### [Data lines]
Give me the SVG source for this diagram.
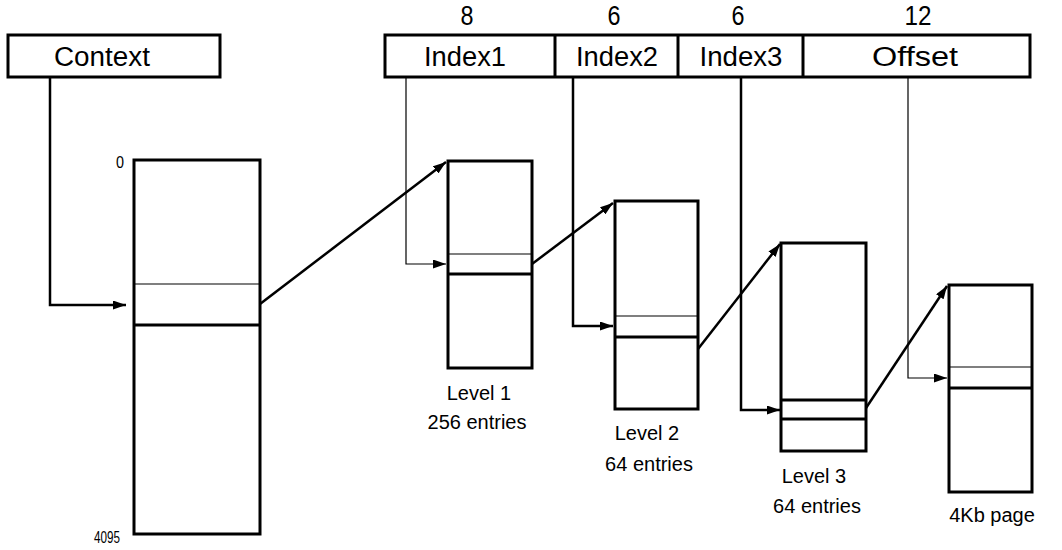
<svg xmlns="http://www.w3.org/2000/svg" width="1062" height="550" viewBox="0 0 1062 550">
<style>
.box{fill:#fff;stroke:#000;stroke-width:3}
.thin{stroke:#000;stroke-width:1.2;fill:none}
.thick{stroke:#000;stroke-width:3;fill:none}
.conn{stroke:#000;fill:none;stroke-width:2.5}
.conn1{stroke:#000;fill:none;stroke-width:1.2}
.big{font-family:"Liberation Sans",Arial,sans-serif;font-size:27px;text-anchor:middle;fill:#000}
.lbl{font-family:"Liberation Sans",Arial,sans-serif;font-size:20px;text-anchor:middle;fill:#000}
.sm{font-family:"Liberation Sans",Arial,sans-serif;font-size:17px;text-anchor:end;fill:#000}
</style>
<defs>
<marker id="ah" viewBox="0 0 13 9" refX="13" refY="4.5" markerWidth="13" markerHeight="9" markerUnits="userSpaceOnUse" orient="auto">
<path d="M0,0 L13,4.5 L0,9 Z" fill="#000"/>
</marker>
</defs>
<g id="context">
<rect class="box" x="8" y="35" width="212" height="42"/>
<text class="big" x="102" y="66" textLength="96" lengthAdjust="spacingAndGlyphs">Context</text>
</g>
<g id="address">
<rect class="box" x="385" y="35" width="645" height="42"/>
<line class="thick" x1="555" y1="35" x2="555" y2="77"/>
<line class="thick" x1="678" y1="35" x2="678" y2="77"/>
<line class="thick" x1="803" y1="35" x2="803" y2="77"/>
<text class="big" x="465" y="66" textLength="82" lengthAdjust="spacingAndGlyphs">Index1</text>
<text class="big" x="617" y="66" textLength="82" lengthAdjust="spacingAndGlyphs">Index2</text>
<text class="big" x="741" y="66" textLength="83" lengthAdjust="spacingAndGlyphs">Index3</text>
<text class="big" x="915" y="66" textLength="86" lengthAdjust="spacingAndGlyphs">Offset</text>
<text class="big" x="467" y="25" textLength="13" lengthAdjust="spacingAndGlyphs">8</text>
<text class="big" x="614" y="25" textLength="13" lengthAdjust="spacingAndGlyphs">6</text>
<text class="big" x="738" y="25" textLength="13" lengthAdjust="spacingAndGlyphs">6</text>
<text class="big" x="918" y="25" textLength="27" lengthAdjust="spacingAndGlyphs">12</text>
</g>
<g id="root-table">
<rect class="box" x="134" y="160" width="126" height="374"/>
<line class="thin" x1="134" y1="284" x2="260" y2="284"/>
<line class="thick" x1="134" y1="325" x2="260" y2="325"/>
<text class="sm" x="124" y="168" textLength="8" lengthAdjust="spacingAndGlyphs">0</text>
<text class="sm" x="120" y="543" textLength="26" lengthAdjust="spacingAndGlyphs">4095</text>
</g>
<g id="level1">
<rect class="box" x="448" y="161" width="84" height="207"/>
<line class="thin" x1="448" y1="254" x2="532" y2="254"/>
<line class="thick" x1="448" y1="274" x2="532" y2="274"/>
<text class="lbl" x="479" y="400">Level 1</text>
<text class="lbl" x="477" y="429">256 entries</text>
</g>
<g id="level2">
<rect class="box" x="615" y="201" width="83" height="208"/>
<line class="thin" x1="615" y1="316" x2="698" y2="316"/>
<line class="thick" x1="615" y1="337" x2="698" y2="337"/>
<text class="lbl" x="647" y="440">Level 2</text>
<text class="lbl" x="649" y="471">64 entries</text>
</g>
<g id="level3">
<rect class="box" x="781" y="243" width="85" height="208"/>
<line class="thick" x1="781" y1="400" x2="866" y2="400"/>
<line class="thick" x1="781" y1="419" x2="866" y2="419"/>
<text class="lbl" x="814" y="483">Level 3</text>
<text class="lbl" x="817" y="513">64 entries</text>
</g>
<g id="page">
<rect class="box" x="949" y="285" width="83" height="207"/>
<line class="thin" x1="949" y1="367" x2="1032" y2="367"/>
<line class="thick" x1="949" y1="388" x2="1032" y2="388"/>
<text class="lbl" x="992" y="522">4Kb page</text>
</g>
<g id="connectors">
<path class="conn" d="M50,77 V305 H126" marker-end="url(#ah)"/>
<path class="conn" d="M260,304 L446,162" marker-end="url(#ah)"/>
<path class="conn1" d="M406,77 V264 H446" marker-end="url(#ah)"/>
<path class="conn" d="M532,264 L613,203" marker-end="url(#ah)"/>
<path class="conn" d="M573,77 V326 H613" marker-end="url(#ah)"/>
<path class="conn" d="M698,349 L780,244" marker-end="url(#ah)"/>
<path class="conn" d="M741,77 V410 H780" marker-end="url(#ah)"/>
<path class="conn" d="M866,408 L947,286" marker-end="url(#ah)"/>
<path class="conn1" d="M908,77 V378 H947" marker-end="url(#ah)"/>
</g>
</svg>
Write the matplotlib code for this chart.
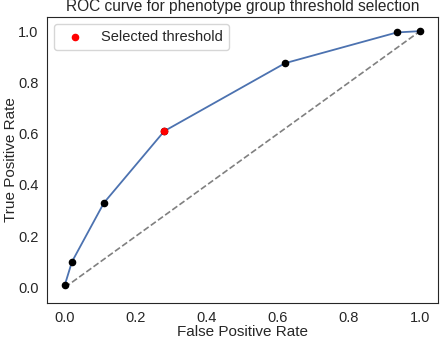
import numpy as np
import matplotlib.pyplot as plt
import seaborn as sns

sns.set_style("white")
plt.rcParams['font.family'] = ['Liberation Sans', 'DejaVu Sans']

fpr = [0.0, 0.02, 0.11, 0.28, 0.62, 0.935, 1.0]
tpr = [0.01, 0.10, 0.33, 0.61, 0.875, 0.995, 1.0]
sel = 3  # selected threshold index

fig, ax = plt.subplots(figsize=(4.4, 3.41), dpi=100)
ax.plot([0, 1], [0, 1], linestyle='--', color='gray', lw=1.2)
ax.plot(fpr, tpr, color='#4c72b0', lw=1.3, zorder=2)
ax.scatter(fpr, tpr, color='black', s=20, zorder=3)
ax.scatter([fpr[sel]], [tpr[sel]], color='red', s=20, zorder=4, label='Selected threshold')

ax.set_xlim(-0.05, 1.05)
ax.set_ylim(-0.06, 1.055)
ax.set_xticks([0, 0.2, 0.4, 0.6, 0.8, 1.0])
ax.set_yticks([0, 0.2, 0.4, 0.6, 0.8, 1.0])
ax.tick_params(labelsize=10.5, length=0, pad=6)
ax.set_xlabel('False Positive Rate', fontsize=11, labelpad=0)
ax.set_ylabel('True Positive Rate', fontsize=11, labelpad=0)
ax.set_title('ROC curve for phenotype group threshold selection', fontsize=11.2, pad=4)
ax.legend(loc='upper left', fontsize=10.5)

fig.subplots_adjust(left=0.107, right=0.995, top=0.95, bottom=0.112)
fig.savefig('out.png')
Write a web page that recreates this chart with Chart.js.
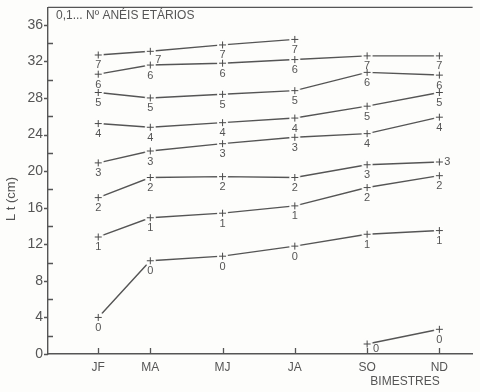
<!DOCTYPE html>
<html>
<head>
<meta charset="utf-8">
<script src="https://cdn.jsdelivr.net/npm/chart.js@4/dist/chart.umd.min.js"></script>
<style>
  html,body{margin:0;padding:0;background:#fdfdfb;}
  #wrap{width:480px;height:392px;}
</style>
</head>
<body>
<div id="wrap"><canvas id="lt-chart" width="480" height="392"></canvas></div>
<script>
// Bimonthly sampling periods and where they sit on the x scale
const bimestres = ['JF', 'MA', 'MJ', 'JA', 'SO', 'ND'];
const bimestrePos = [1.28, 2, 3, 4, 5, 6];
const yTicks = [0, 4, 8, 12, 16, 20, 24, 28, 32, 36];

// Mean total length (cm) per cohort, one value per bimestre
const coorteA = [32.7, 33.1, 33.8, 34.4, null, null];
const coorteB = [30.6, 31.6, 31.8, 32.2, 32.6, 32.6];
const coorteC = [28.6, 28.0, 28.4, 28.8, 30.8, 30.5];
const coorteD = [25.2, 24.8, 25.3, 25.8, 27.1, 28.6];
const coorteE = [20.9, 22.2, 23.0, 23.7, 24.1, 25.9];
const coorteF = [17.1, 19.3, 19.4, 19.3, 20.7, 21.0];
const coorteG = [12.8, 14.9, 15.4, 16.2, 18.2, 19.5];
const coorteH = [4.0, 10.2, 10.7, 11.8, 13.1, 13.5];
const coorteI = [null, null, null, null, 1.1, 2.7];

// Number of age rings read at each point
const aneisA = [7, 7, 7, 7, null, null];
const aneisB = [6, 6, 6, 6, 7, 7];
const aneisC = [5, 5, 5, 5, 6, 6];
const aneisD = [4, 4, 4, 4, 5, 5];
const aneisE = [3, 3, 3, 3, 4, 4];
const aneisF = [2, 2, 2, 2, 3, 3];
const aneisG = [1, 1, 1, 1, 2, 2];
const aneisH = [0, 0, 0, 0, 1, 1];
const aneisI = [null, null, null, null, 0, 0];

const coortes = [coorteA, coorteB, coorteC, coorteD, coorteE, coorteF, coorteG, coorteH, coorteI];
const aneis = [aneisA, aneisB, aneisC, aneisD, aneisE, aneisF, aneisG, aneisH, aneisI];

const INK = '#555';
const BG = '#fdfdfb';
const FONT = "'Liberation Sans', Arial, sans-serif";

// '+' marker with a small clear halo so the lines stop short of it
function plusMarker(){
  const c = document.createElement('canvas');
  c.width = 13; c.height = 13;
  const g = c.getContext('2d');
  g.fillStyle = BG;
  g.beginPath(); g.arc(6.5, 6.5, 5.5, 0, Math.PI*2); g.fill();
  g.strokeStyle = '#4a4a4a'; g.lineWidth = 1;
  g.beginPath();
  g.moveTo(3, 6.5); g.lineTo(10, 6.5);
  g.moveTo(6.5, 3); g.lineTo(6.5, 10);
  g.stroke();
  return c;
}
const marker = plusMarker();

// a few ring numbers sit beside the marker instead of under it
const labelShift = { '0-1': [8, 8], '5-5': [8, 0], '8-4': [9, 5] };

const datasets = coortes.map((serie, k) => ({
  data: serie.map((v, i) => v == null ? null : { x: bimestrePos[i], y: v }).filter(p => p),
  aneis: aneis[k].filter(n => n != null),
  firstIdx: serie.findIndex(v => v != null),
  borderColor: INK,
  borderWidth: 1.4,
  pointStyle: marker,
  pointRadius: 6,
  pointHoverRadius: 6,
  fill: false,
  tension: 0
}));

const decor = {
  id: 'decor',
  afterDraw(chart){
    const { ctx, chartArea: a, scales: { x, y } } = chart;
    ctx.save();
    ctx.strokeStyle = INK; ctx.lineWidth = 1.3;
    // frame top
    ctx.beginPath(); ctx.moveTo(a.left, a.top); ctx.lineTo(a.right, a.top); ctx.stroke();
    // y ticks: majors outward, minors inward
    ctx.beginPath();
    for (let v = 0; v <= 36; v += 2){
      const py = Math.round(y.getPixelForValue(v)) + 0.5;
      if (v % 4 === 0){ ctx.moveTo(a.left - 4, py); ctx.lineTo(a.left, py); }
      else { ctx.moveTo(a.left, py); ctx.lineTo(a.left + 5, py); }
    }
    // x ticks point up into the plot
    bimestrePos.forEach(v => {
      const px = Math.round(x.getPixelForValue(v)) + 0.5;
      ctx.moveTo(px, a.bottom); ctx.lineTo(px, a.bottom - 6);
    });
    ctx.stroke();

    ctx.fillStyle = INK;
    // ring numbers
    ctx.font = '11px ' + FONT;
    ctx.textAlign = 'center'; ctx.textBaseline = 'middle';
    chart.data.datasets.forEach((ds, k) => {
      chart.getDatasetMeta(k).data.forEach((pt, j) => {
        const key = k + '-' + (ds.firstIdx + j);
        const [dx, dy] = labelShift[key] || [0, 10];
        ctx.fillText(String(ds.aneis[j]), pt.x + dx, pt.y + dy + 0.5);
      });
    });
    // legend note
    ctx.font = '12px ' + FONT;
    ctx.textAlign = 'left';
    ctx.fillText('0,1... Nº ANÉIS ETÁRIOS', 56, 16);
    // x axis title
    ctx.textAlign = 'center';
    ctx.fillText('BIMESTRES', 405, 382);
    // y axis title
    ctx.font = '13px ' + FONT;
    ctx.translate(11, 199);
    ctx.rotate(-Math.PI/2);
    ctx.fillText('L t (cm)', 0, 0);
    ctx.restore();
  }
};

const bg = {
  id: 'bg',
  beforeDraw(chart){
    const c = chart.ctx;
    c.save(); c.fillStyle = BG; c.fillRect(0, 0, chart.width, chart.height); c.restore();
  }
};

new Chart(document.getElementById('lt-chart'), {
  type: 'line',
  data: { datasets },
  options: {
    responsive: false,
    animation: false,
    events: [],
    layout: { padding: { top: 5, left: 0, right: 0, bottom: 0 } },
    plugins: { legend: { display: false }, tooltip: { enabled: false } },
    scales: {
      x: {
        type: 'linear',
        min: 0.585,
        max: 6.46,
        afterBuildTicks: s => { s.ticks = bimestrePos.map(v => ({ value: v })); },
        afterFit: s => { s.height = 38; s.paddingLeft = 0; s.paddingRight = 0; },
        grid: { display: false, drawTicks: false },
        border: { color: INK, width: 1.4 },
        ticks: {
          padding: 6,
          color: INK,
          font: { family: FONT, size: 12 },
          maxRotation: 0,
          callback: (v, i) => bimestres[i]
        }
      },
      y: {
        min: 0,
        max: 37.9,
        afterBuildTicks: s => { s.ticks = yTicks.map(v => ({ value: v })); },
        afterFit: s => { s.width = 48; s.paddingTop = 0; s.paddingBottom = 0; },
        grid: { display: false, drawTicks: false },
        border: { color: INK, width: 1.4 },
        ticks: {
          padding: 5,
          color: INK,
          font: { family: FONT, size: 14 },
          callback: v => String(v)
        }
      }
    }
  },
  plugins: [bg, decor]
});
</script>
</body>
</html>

### [Given exercise]
Pick out the lines that contain "with" and copy them.

### [Response]
Write a web page that recreates this chart with Chart.js.
// '+' marker with a small clear halo so the lines stop short of it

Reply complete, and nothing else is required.